PROVIDED MATERIAL →
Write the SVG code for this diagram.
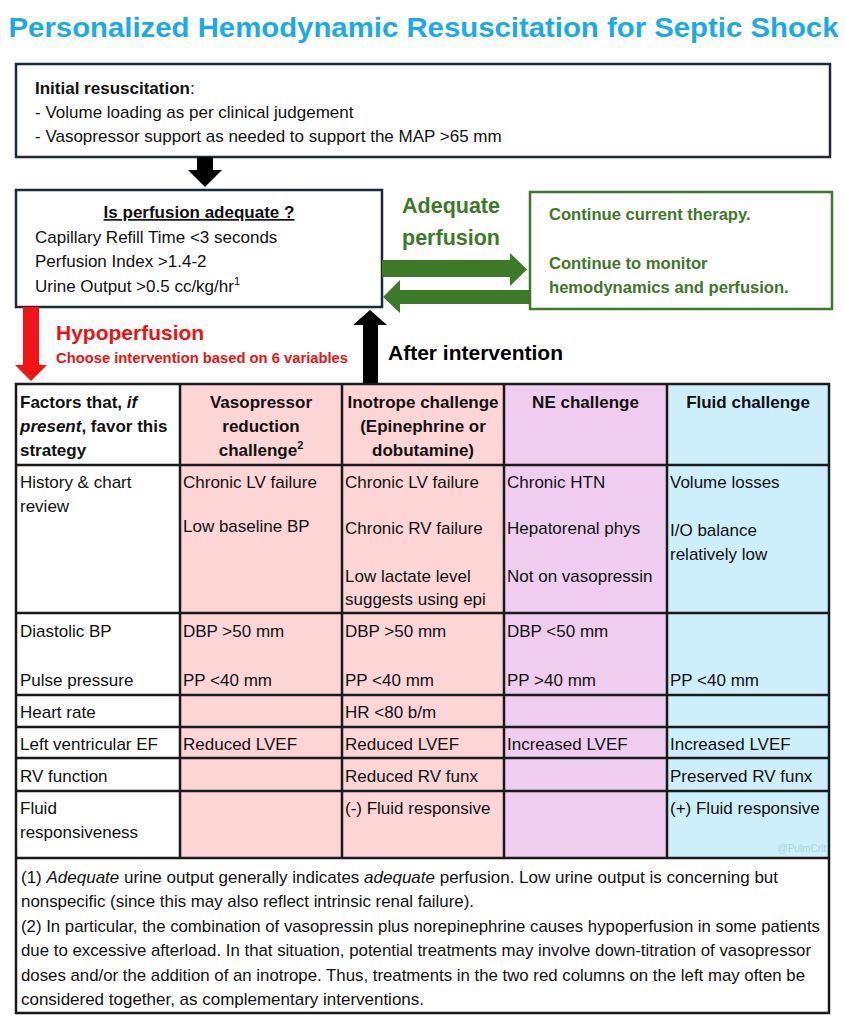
<svg xmlns="http://www.w3.org/2000/svg" width="845" height="1023" viewBox="0 0 845 1023">
<style>
text{font-family:"Liberation Sans",Arial,sans-serif;}
.t{font-size:17px;fill:#111;}
.b{font-weight:bold;}
.c{text-anchor:middle;}
.box{fill:#fff;stroke:#1c2b3a;stroke-width:2.5;}
.grid{stroke:#1a1a1a;stroke-width:2.5;fill:none;}
.g{fill:#3c7a27;}
.fn{font-size:17px;fill:#111;}
</style>
<rect width="845" height="1023" fill="#fff"/>
<text x="423.5" y="37" class="b c" style="font-size:28.5px;fill:#1aabe6" textLength="830" lengthAdjust="spacingAndGlyphs">Personalized Hemodynamic Resuscitation for Septic Shock</text>

<g id="initial">
<rect class="box" x="16" y="64" width="814" height="93"/>
<text class="t" x="35" y="94"><tspan class="b">Initial resuscitation</tspan>:</text>
<text class="t" x="35" y="118">- Volume loading as per clinical judgement</text>
<text class="t" x="35" y="142">- Vasopressor support as needed to support the MAP &gt;65 mm</text>
</g>

<g id="perfusion">
<rect class="box" x="16" y="190" width="366" height="117"/>
<text class="t b c" x="199" y="218" text-decoration="underline">Is perfusion adequate ?</text>
<text class="t" x="35" y="243">Capillary Refill Time &lt;3 seconds</text>
<text class="t" x="35" y="267">Perfusion Index &gt;1.4-2</text>
<text class="t" x="35" y="292">Urine Output &gt;0.5 cc/kg/hr<tspan font-size="11" dy="-7">1</tspan></text>
</g>

<g id="continue">
<rect x="530" y="192" width="302" height="117" fill="#fff" stroke="#3c7a27" stroke-width="2.5"/>
<text class="b g" x="549" y="220" font-size="16.6">Continue current therapy.</text>
<text class="b g" x="549" y="269" font-size="16.6">Continue to monitor</text>
<text class="b g" x="549" y="293" font-size="16.6">hemodynamics and perfusion.</text>
</g>

<g id="connectors">
<polygon fill="#000" points="197,157 213,157 213,170 222,170 205,187 188,170 197,170"/>
<polygon fill="#f21414" points="23,307 39,307 39,365 47,365 31,381 15,365 23,365"/>
<polygon fill="#000" points="363,384 378,384 378,325 387,325 370,310 353,325 363,325"/>
<polygon fill="#3c7a27" points="382,260 510,260 510,253 527,269.5 510,286 510,277 382,277"/>
<polygon fill="#3c7a27" points="530,290 400,290 400,280 383,297 400,313 400,304 530,304"/>
<text class="b g c" x="451" y="213" font-size="21.5">Adequate</text>
<text class="b g c" x="451" y="245" font-size="21.5">perfusion</text>
<text class="b" x="56" y="340" font-size="21" fill="#ee1111">Hypoperfusion</text>
<text class="b" x="56" y="363" font-size="14.7" fill="#ee1111" textLength="292" lengthAdjust="spacingAndGlyphs">Choose intervention based on 6 variables</text>
<text class="b" x="388" y="360" font-size="21" fill="#000">After intervention</text>
</g>

<g id="table">
<rect x="16" y="384" width="164" height="474" fill="#fff"/>
<rect x="180" y="384" width="324" height="474" fill="#fdd5d5"/>
<rect x="504" y="384" width="163" height="474" fill="#efcdef"/>
<rect x="667" y="384" width="162" height="474" fill="#cdeefb"/>
<rect x="16" y="858" width="813" height="155" fill="#fff"/>
<path class="grid" d="M16,384H829V1013H16Z M180,384V858 M342,384V858 M504,384V858 M667,384V858 M16,465H829 M16,613H829 M16,695H829 M16,727H829 M16,758H829 M16,791H829 M16,858H829"/>

<text class="t b" x="20" y="408">Factors that, <tspan font-style="italic">if</tspan></text>
<text class="t b" x="20" y="432"><tspan font-style="italic">present</tspan>, favor this</text>
<text class="t b" x="20" y="456">strategy</text>
<text class="t b c" x="261" y="408">Vasopressor</text>
<text class="t b c" x="261" y="432">reduction</text>
<text class="t b c" x="261" y="456">challenge<tspan font-size="11" dy="-7">2</tspan></text>
<text class="t b c" x="423" y="408">Inotrope challenge</text>
<text class="t b c" x="423" y="432">(Epinephrine or</text>
<text class="t b c" x="423" y="456">dobutamine)</text>
<text class="t b c" x="585.5" y="408">NE challenge</text>
<text class="t b c" x="748" y="408">Fluid challenge</text>

<text class="t" x="20" y="488">History &amp; chart</text>
<text class="t" x="20" y="512">review</text>
<text class="t" x="183" y="488">Chronic LV failure</text>
<text class="t" x="183" y="532">Low baseline BP</text>
<text class="t" x="345" y="488">Chronic LV failure</text>
<text class="t" x="345" y="534">Chronic RV failure</text>
<text class="t" x="345" y="582">Low lactate level</text>
<text class="t" x="345" y="605">suggests using epi</text>
<text class="t" x="507" y="488">Chronic HTN</text>
<text class="t" x="507" y="534">Hepatorenal phys</text>
<text class="t" x="507" y="582">Not on vasopressin</text>
<text class="t" x="670" y="488">Volume losses</text>
<text class="t" x="670" y="536">I/O balance</text>
<text class="t" x="670" y="560">relatively low</text>

<text class="t" x="20" y="637">Diastolic BP</text>
<text class="t" x="20" y="686">Pulse pressure</text>
<text class="t" x="183" y="637">DBP &gt;50 mm</text>
<text class="t" x="183" y="686">PP &lt;40 mm</text>
<text class="t" x="345" y="637">DBP &gt;50 mm</text>
<text class="t" x="345" y="686">PP &lt;40 mm</text>
<text class="t" x="507" y="637">DBP &lt;50 mm</text>
<text class="t" x="507" y="686">PP &gt;40 mm</text>
<text class="t" x="670" y="686">PP &lt;40 mm</text>

<text class="t" x="20" y="718">Heart rate</text>
<text class="t" x="345" y="718">HR &lt;80 b/m</text>

<text class="t" x="20" y="750">Left ventricular EF</text>
<text class="t" x="183" y="750">Reduced LVEF</text>
<text class="t" x="345" y="750">Reduced LVEF</text>
<text class="t" x="507" y="750">Increased LVEF</text>
<text class="t" x="670" y="750">Increased LVEF</text>

<text class="t" x="20" y="782">RV function</text>
<text class="t" x="345" y="782">Reduced RV funx</text>
<text class="t" x="670" y="782">Preserved RV funx</text>

<text class="t" x="20" y="814">Fluid</text>
<text class="t" x="20" y="838">responsiveness</text>
<text class="t" x="345" y="814">(-) Fluid responsive</text>
<text class="t" x="670" y="814">(+) Fluid responsive</text>
<text x="826" y="852" font-size="10" fill="#a6d6e8" text-anchor="end">@PulmCrit</text>

<text class="fn" x="21" y="883">(1) <tspan font-style="italic">Adequate</tspan> urine output generally indicates <tspan font-style="italic">adequate</tspan> perfusion. Low urine output is concerning but</text>
<text class="fn" x="21" y="907" textLength="453" lengthAdjust="spacingAndGlyphs">nonspecific (since this may also reflect intrinsic renal failure).</text>
<text class="fn" x="21" y="932" textLength="799" lengthAdjust="spacingAndGlyphs">(2) In particular, the combination of vasopressin plus norepinephrine causes hypoperfusion in some patients</text>
<text class="fn" x="21" y="956" textLength="790" lengthAdjust="spacingAndGlyphs">due to excessive afterload. In that situation, potential treatments may involve down-titration of vasopressor</text>
<text class="fn" x="21" y="981" textLength="784" lengthAdjust="spacingAndGlyphs">doses and/or the addition of an inotrope. Thus, treatments in the two red columns on the left may often be</text>
<text class="fn" x="21" y="1005" textLength="403" lengthAdjust="spacingAndGlyphs">considered together, as complementary interventions.</text>
</g>
</svg>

THE TASK → Copy out every line of the listing that includes the string "this".

ANSWER TO THE EXERCISE →
Write the SVG code for this diagram.
<text class="t b" x="20" y="432"><tspan font-style="italic">present</tspan>, favor this</text>
<text class="fn" x="21" y="907" textLength="453" lengthAdjust="spacingAndGlyphs">nonspecific (since this may also reflect intrinsic renal failure).</text>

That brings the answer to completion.